Home | About | Sematext search-lucene.com search-hadoop.com
 Search Lucene and all its subprojects:

Switch to Threaded View
Mahout, mail # user - Re: Parallel ALS-WR on very large matrix -- crashing (I think)


Copy link to this message
-
Re: Parallel ALS-WR on very large matrix -- crashing (I think)
Nicholas Kolegraff 2012-02-02, 16:37
Sounds good. Thanks Sebastian

The interesting thing is -- I tried to sample the matrix down one time to
about 10% of non-zeros -- and worked no problem.

On Thu, Feb 2, 2012 at 8:31 AM, Sebastian Schelter <[EMAIL PROTECTED]> wrote:

> Your parameters look good, except if you have binary data, you should
> set --implicitFeedback=true. You could also set numFeatures to a very
> small value (like 5) just to see if that helps.
>
> The mappers load one of the feature matrices into memory which are dense
> (#items x #features entries or #users x #features entries).
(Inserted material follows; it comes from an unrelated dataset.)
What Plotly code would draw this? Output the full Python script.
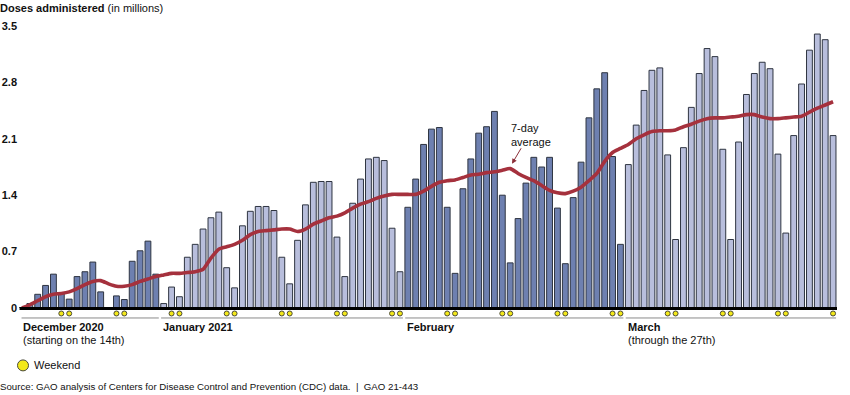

Are you sure
> that the mappers have enough memory for that?
>
> It's really strange that you have problems with such small data, I
> tested this with Netflix (> 100M non-zeros) on a few machines and it
> worked quite well.
>
> --sebastian
>
>
>
> On 02.02.2012 17:25, Nicholas Kolegraff wrote:
> > I will up the ante with the time out and report back -- thanks all for
> the
> > suggestions
> >
> > Hey, Sebastian -- Here are the arguments I am using:
> > --input matrix --output ALS --numFeatures 25 --numIterations 10 --lambda
> > 0.065
> > When the mapper loads the matrix into memory it only loads the actual
> > non-zero data, correct?
> >
> > Hey Ted -- I messed up on the sparsity.  Turns out there are only 70M
> > non-zero elements.
> >
> > Oh, and, I only have binary data -- I wasn't sure of the implications
> with
> > ALS-WR on binary data -- I couldn't find anything to suggest otherwise.
> > I am using data of the format user,item,1
> > I have read about probabilistic factorization -- which works with binary
> > data -- and perhaps naively, thought ALS-WR was similar so what-the-heck
> :-)
> >
> > I'd love nothing more than to share the data, however, I'd probably get
> in
> > some trouble :-)
> > Perhaps I could generate a matrix with a similar distribution? -- I'll
> have
> > to check on that and see if it is ok #bureaucracy
> >
> > Stay tuned...
> >
> > On Thu, Feb 2, 2012 at 1:47 AM, Sebastian Schelter <[EMAIL PROTECTED]>
> wrote:
> >
> >> Nicholas,
> >>
> >> can you give us the detailed arguments you start the job with? I'd
> >> especially be interested in the number of features (--numFeatures) you
> >> use. Do you use the job with implicit feedback data
> >> (--implicitFeedback=true)?
> >>
> >> The memory requirements of the job are the following:
> >>
> >> In each iteration either the item-features matrix (items x features) or
> >> the user-features matrix (users x features) is loaded into the memory of
> >> each mapper. Then the original user-item matrix (or its transpose) is
> >> read row-wise by the mappers and they recompute the features via
> >>
> >>
> AlternatingLeastSquaresSolver/ImplicitFeedbackAlternatingLeastSquaresSolver.
> >>
> >> --sebastian
> >>
> >>
> >> On 02.02.2012 09:53, Sean Owen wrote:
> >>> I have seen this happen in "normal" operation when the sorting on the
> >>> mapper is taking a long long time, because the output is large. You can
> >>> tell it to increase the timeout.  If this is what is happening, you
> won't
> >>> have a chance to update a counter as a keep-alive ping, but yes that is
> >>> generally right otherwise. If this is the case it's that a mapper is
> >>> outputting a whole lot of info, perhaps 'too much'. I don't know for
> >> sure,
> >>> just another a guess for the pile.
> >>>
> >>> On Thu, Feb 2, 2012 at 1:44 AM, Ted Dunning <[EMAIL PROTECTED]>
> >> wrote:
> >>>
> >>>> Status reporting happens automatically when output is generated.  In a
> >> long
> >>>> computation, it is good form to occasionally update a counter or
> >> otherwise
> >>>> indicate that the computation is still progressing.
> >>>>
> >>>> On Wed, Feb 1, 2012 at 5:23 PM, Nicholas Kolegraff
> >>>> <[EMAIL PROTECTED]>wrote:
> >>>>
> >>>>> Do you know if it should still report status in the midst of a
> complex
> >>>>> task?  Seems questionable that it wouldn't just send a friendly
> hello?
> >>>>>
> >>>>>
> >>>>
> >>>
> >>
> >>
> >
>
>